Sun, Jun 15, 2014 - Page 1 News List

Netizens criticize Singaporean censorship of A-mei

By Loa Iok-sin  /  Staff reporter

Taiwanese singer Chang Hui-mei, better known as “A-mei,” performs at the Spring Wave Music and Art Festival in Singapore on Sunday last week.

Photo: CNA

The Singaporean government’s censorship last week of a song by Taiwanese pop diva A-mei (阿妹) at a music festival has sparked heated condemnation from Taiwanese netizens.

The Singaporean government barred the performance of the song Rainbow (彩虹) by Chang Hui-mei (張惠妹), also known as A-mei, at a music festival held in the city-state last weekend. The government reportedly said that lyrics addressing same-sex relationships were unsuitable for the event’s audience.

The organizer of Singapore’s Spring Wave Music and Art Festival at Gardens by the Bay was reported to have told A-mei to remove the song from her setlist on Saturday last week, just before the performance started.

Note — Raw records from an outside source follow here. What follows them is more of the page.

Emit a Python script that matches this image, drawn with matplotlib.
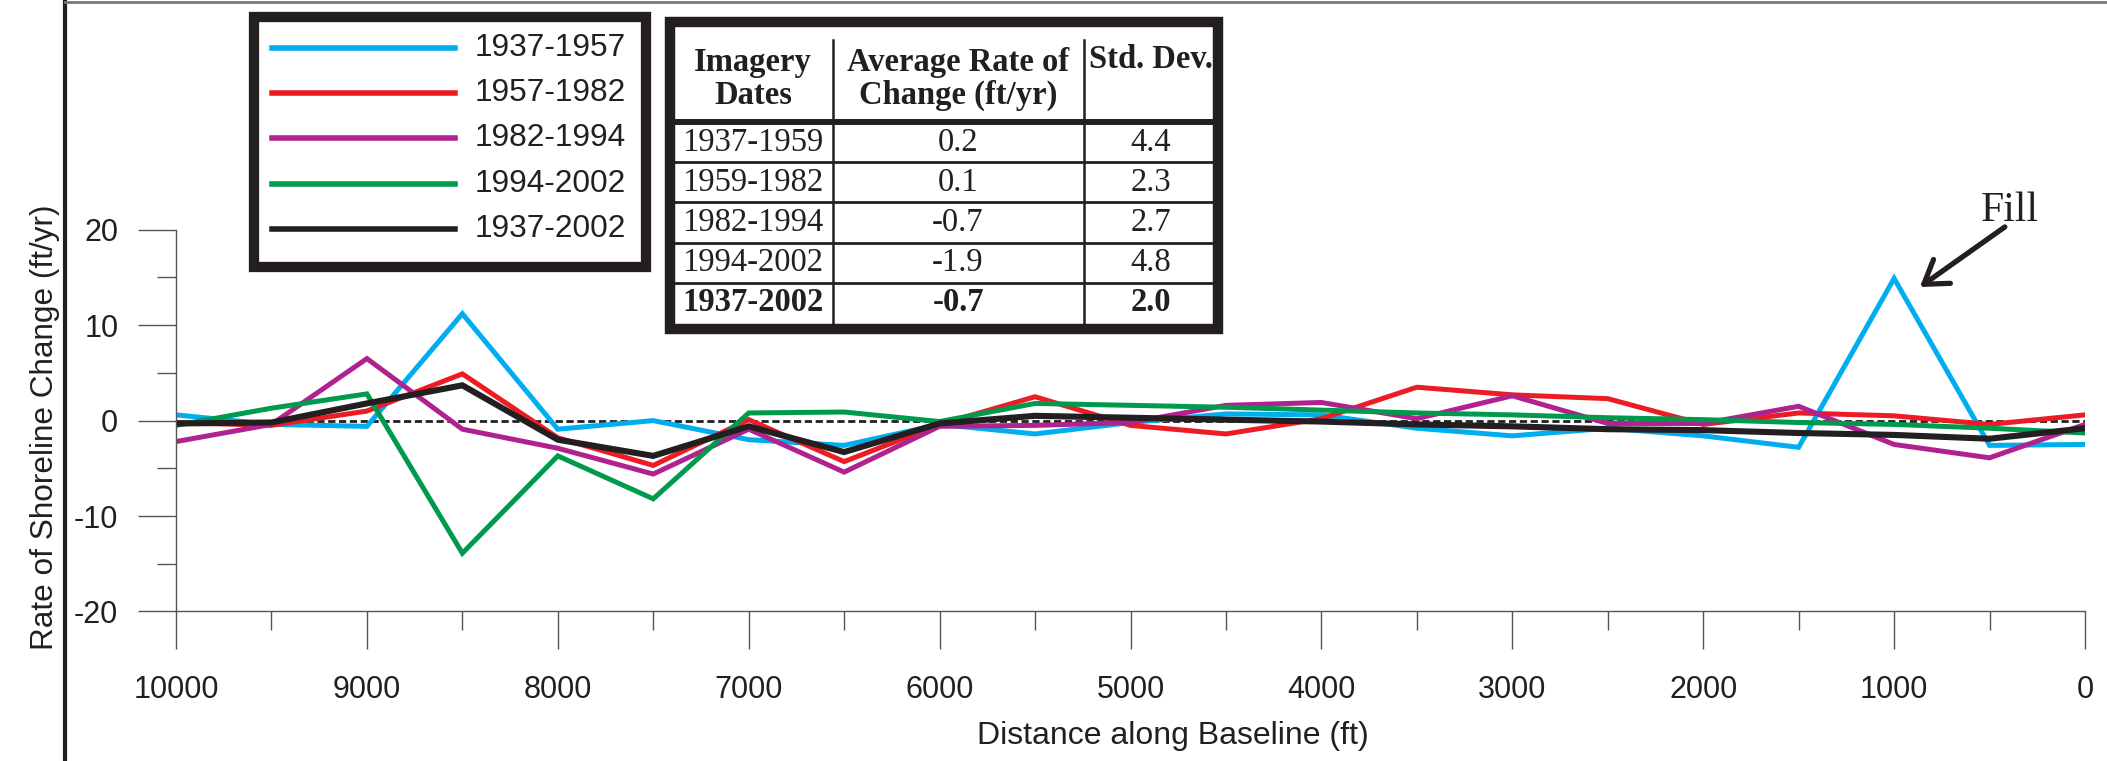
import matplotlib
matplotlib.use('Agg')
import matplotlib.pyplot as plt
from matplotlib.patches import Rectangle
from matplotlib.lines import Line2D
from matplotlib.ticker import MultipleLocator

plt.rcParams['axes.unicode_minus'] = False

# distance along baseline (ft)
distance = [10000, 9500, 9000, 8500, 8000, 7500, 7000, 6500, 6000, 5500, 5000,
            4500, 4000, 3500, 3000, 2500, 2000, 1500, 1000, 500, 0]

# rate of shoreline change (ft/yr)
rate_1937_1957 = [0.6, -0.4, -0.6, 11.2, -0.9, 0.0, -2.0, -2.6, -0.4, -1.4, -0.2,
                  0.7, 0.6, -0.8, -1.6, -0.8, -1.6, -2.8, 14.9, -2.6, -2.5]
rate_1957_1982 = [-0.2, -0.5, 1.0, 4.9, -1.8, -4.7, 0.1, -4.3, -0.4, 2.5, -0.5,
                  -1.4, 0.2, 3.5, 2.7, 2.3, -0.4, 0.8, 0.5, -0.4, 0.6]
rate_1982_1994 = [-2.2, -0.4, 6.5, -0.9, -2.9, -5.6, -0.9, -5.4, -0.6, -0.5, -0.2,
                  1.6, 1.9, 0.2, 2.6, -0.3, -0.3, 1.5, -2.5, -3.9, -0.4]
rate_1994_2002 = [-0.5, 1.3, 2.8, -13.9, -3.7, -8.2, 0.8, 0.9, -0.1, 1.8, 1.6,
                  1.4, 1.1, 0.8, 0.6, 0.3, 0.1, -0.2, -0.4, -0.8, -1.3]
rate_1937_2002 = [-0.3, -0.2, 1.8, 3.7, -2.0, -3.7, -0.6, -3.3, -0.3, 0.5, 0.3,
                  0.1, -0.1, -0.4, -0.6, -0.9, -1.0, -1.3, -1.5, -1.9, -0.8]

series = [rate_1937_1957, rate_1957_1982, rate_1982_1994, rate_1994_2002, rate_1937_2002]
labels = ['1937-1957', '1957-1982', '1982-1994', '1994-2002', '1937-2002']
colors = ['#00AEEF', '#ED1C24', '#B0228E', '#009A4E', '#231F20']
widths = [3.6, 3.6, 3.6, 3.6, 4.4]

# summary table
table_header = ['Imagery\nDates', 'Average Rate of\nChange (ft/yr)', 'Std. Dev.']
table_dates = ['1937-1959', '1959-1982', '1982-1994', '1994-2002', '1937-2002']
table_avg = ['0.2', '0.1', '-0.7', '-1.9', '-0.7']
table_std = ['4.4', '2.3', '2.7', '4.8', '2.0']

W, H = 2107, 761
def fx(px):
    return px / W
def fy(py):
    return 1 - py / H

sans = 'Liberation Sans'
serif = 'Liberation Serif'
dark = '#231F20'

fig = plt.figure(figsize=(W / 100, H / 100), dpi=100)
ax = fig.add_axes([fx(176), fy(611.4), (2085 - 176) / W, (611.4 - 229.8) / H])

for s, lab, c, lw in zip(series, labels, colors, widths):
    ax.plot(distance, s, color=c, lw=lw, label=lab, solid_joinstyle='miter')

# zero reference line
ax.plot([distance[0], distance[-1]], [0, 0], color=dark, lw=2.0,
        linestyle=(0, (2.6, 1.3)), zorder=1)

ax.set_xlim(10000, 0)
ax.set_ylim(-20, 20)
ax.xaxis.set_major_locator(MultipleLocator(1000))
ax.xaxis.set_minor_locator(MultipleLocator(500))
ax.yaxis.set_major_locator(MultipleLocator(10))
ax.yaxis.set_minor_locator(MultipleLocator(5))
ax.spines['top'].set_visible(False)
ax.spines['right'].set_visible(False)
for sp in ['left', 'bottom']:
    ax.spines[sp].set_color('#555555')
    ax.spines[sp].set_linewidth(1.0)
ax.tick_params(which='major', direction='out', length=27.5, width=1.0,
               color='#555555', labelsize=22, labelcolor=dark)
ax.tick_params(which='minor', direction='out', length=14, width=1.0, color='#555555')
ax.tick_params(axis='y', which='major', pad=14)
ax.tick_params(axis='x', which='major', pad=18)
for t in ax.get_xticklabels() + ax.get_yticklabels():
    t.set_fontfamily(sans)

fig.text(fx(45), fy(427), 'Rate of Shoreline Change (ft/yr)', rotation=90,
         ha='center', va='center', fontsize=22.7, family=sans, color=dark)
fig.text(fx(1173), fy(736), 'Distance along Baseline (ft)', ha='center', va='center',
         fontsize=23, family=sans, color=dark)

# Fill annotation
ax.annotate('', xy=(865, 14.0), xytext=(420, 20.3),
            arrowprops=dict(arrowstyle='->,head_length=1.6,head_width=1.05',
                            color=dark, lw=3.8, shrinkA=0, shrinkB=0),
            annotation_clip=False)
fig.text(fx(2010), fy(211), 'Fill', ha='center', va='center', fontsize=30,
         family=serif, color=dark)

# frame lines of the original figure
fig.add_artist(Line2D([fx(65), fx(65)], [0, 1], color=dark, lw=3.0))
fig.add_artist(Line2D([fx(65), 1], [fy(1.5), fy(1.5)], color='#777777', lw=2.0))

# legend box
fig.add_artist(Rectangle((fx(253.9), fy(267)), fx(646.2) - fx(253.9), fy(16.7) - fy(267),
                         fill=False, ec=dark, lw=7.4))
rows_y = [47.7, 93, 138.3, 183.7, 229]
for ry, lab, c in zip(rows_y, labels, colors):
    fig.add_artist(Line2D([fx(272), fx(454.5)], [fy(ry), fy(ry)], color=c, lw=4.0))
    fig.text(fx(475), fy(ry), lab, ha='left', va='center', fontsize=22.8,
             family=sans, color=dark)

# table
fig.add_artist(Rectangle((fx(669.8), fy(328.9)), fx(1217.8) - fx(669.8), fy(22.2) - fy(328.9),
                         fill=False, ec=dark, lw=7.5))
fig.add_artist(Line2D([fx(675), fx(1212.6)], [fy(121.5), fy(121.5)], color=dark, lw=4.3))
for ry in [161.7, 201.7, 242.7, 283.3]:
    fig.add_artist(Line2D([fx(675), fx(1212.6)], [fy(ry), fy(ry)], color=dark, lw=2.0))
for cx in [832.5, 1083.6]:
    fig.add_artist(Line2D([fx(cx), fx(cx)], [fy(40), fy(322.7)], color=dark, lw=1.8))

col_x = [753, 958, 1151]
tsize = 23.5
fig.text(fx(col_x[0]), fy(79), table_header[0], ha='center', va='center', fontsize=tsize,
         family=serif, weight='bold', color=dark, linespacing=1.1)
fig.text(fx(col_x[1]), fy(79), table_header[1], ha='center', va='center', fontsize=tsize,
         family=serif, weight='bold', color=dark, linespacing=1.1)
fig.text(fx(col_x[2]), fy(60), table_header[2], ha='center', va='center', fontsize=tsize,
         family=serif, weight='bold', color=dark)
row_cy = [143, 183, 223, 263, 302]
for i, (d, a, s) in enumerate(zip(table_dates, table_avg, table_std)):
    wt = 'bold' if i == len(table_dates) - 1 else 'normal'
    for cx, txt in zip(col_x, [d, a, s]):
        fig.text(fx(cx), fy(row_cy[i]), txt, ha='center', va='center', fontsize=tsize,
                 family=serif, weight=wt, color=dark)

fig.savefig('out.png', dpi=100)
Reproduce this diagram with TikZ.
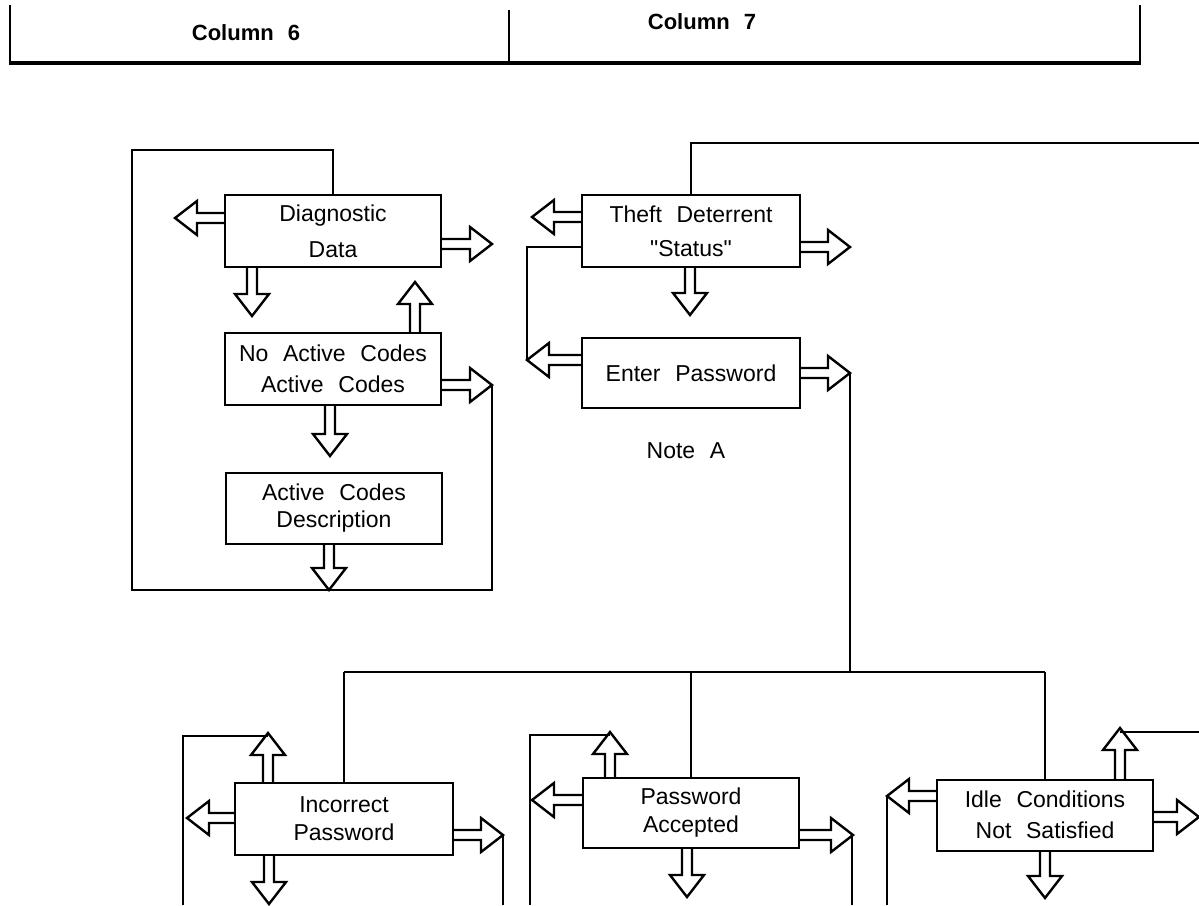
\documentclass[tikz,border=0pt]{standalone}
\usepackage{fontspec}
\setmainfont[WordSpace=2.3,Ligatures=TeXOff]{Liberation Sans}
\begin{document}
\begin{tikzpicture}[x=0.5pt,y=-0.5pt,
  box/.style={draw,line width=1pt,inner sep=0pt,minimum width=108pt,minimum height=36pt,align=center},
  ln/.style={line width=0.75pt},
  arrowline/.style={draw,line width=1.2pt,line join=miter},
  harr/.pic={\draw[arrowline] (0,5) -- ({#1-22},5) -- ({#1-22},17) -- (#1,0) -- ({#1-22},-17) -- ({#1-22},-5) -- (0,-5);},
  hd/.style={font=\fontsize{11}{12}\selectfont\bfseries},
  lbl/.style={font=\fontsize{11.5}{13}\selectfont}
]
\useasboundingbox (0,0) rectangle (1199,905);
% header
\draw[line width=0.8pt] (10,5) -- (10,63);
\draw[line width=0.8pt] (509,10) -- (509,63);
\draw[line width=0.8pt] (1140,5) -- (1140,63);
\draw[line width=2pt] (9,63) -- (1141,63);
\node[hd] (c6) at (246,33) {Column 6};
\node[hd] (c7) at (702,22) {Column 7};

% boxes
\node[box,font=\fontsize{11.5}{18}\selectfont] (diag) at (333,231) {Diagnostic\\Data};
\node[box,font=\fontsize{11.5}{15.5}\selectfont] (noac) at (333,369) {No Active Codes\\Active Codes};
\node[box,minimum height=35.5pt,font=\fontsize{11.5}{13.5}\selectfont] (acd) at (334,508) {Active Codes\\Description};
\node[box,minimum width=109pt,font=\fontsize{11.5}{17}\selectfont] (theft) at (691,231) {Theft Deterrent\\"Status"};
\node[box,minimum width=109pt,minimum height=35pt,font=\fontsize{11.5}{14}\selectfont] (enter) at (691,373) {Enter Password};
\node[lbl] (note) at (686,451) {Note A};
\node[box,minimum width=109pt,font=\fontsize{11.5}{14}\selectfont] (inc) at (344,819) {Incorrect\\Password};
\node[box,minimum height=35pt,font=\fontsize{11.5}{14}\selectfont] (pwa) at (691,813) {Password\\Accepted};
\node[box,minimum height=35.5pt,font=\fontsize{11.5}{15.5}\selectfont] (idle) at (1045,815) {Idle Conditions\\Not Satisfied};

% hollow arrows
\pic[rotate=180] at (225,218) {harr=50};
\pic at (441,244) {harr=51};
\pic[rotate=-90] at (252,267) {harr=49};
\pic[rotate=90] at (415,333) {harr=51};
\pic at (441,385) {harr=51};
\pic[rotate=-90] at (330,405) {harr=51};
\pic[rotate=-90] at (329,543) {harr=47};

\pic[rotate=180] at (582,217) {harr=50};
\pic at (800,247) {harr=50};
\pic[rotate=-90] at (690,267) {harr=48};
\pic[rotate=180] at (582,360) {harr=55};
\pic at (800,373) {harr=50};

\pic[rotate=90] at (268,783) {harr=50};
\pic[rotate=180] at (235,818) {harr=48};
\pic at (453,835) {harr=50};
\pic[rotate=-90] at (269,855) {harr=49};

\pic[rotate=90] at (610,778) {harr=46};
\pic[rotate=180] at (583,800) {harr=51};
\pic at (800,835) {harr=53};
\pic[rotate=-90] at (687,848) {harr=49};

\pic[rotate=90] at (1120,780) {harr=52};
\pic[rotate=180] at (937,796) {harr=50};
\pic at (1153,817) {harr=46};
\pic[rotate=-90] at (1045,851) {harr=47};

% named connector ends
\coordinate (loopL) at (132,150);
\coordinate (loopB) at (492,590);
\coordinate (noacR) at (492,385);
\coordinate (topR) at (1199,143);
\coordinate (thL) at (582,247);
\coordinate (thLc) at (527,247);
\coordinate (enL) at (527,360);
\coordinate (enR) at (850,373);
\coordinate (busL) at (344,672);
\coordinate (busR) at (1045,672);
\coordinate (busM) at (850,672);
\coordinate (incU) at (268,736);
\coordinate (incUL) at (183,736);
\coordinate (incBL) at (183,905);
\coordinate (incR) at (503,835);
\coordinate (incBR) at (503,905);
\coordinate (pwaU) at (610,735);
\coordinate (pwaUL) at (530,735);
\coordinate (pwaBL) at (530,905);
\coordinate (pwaR) at (852,835);
\coordinate (pwaBR) at (852,905);
\coordinate (idleU) at (1120,732);
\coordinate (idleUR) at (1199,732);
\coordinate (idleL) at (887,797);
\coordinate (idleBL) at (887,905);

% connectors
\draw[ln] (diag.north) |- (loopL) |- (loopB) -- (noacR);
\draw[ln] (theft.north) |- (topR);
\draw[ln] (thL) -- (thLc) -- (enL);
\draw[ln] (enR) -- (busM);
\draw[ln] (busL) -- (busR);
\draw[ln] (busL) -- (inc.north);
\draw[ln] (pwa.north |- busL) -- (pwa.north);
\draw[ln] (busR) -- (idle.north);
\draw[ln] (incU) -- (incUL) -- (incBL);
\draw[ln] (incR) -- (incBR);
\draw[ln] (pwaU) -- (pwaUL) -- (pwaBL);
\draw[ln] (pwaR) -- (pwaBR);
\draw[ln] (idleU) -- (idleUR);
\draw[ln] (idleL) -- (idleBL);
\end{tikzpicture}
\end{document}
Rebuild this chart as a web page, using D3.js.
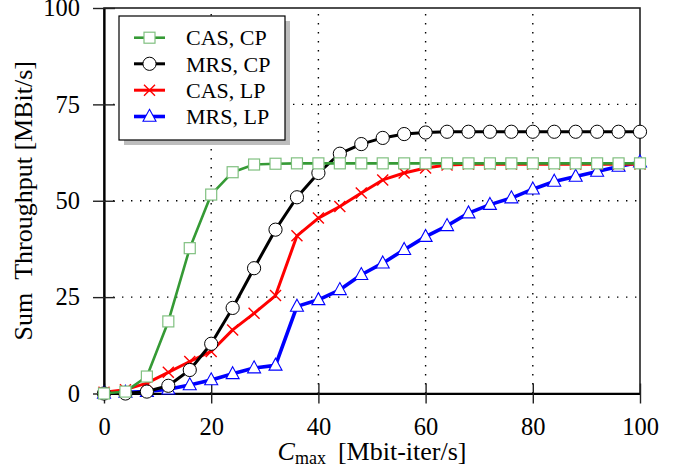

The organizer said at the time that the song’s reference to same-sex relationships lacked government approval.

Although surprised about the request, A-mei said she would respect the event organizer and removed the song from her performance, according to reports.

Last week, Singapore’s Media Development Authority said the song was prohibited at the music festival because it is not suitable for the general public.

“For indoor events, consumer advisories are used to allow consumers to make more informed media choices for themselves and their children. The nature of outdoor performances at public spaces, such as Spring Wave, which was held at Gardens by the Bay, makes it difficult to do the same,” a statement by the authority said. “Hence, organizers of these events should ensure that their performances are suitable for general audiences.”

“Singapore is such an arbitrary country,” James Chen (陳建豪) wrote on Facebook. “It has got some issues in terms of human rights protection.”

“This country [Singapore] is just unbelievable,” a Facebook user surnamed Cheng (鄭) said.

“However well its economic development is, a country without freedom of expression cannot become an admirable country,” a netizen surnamed Huang (黃) said.

Singaporean film director Royston Tan (陳子謙) said on Facebook: “Singapore may stop A-mei from singing Rainbow, but it cannot stop people from loving it.”

However, a netizen named “Goldensky” said that A-mei “should first research the country before choosing which songs to sing in the country.”

“Extra caution is needed, especially when it comes to a song that touches on homosexuality,” Goldensky wrote.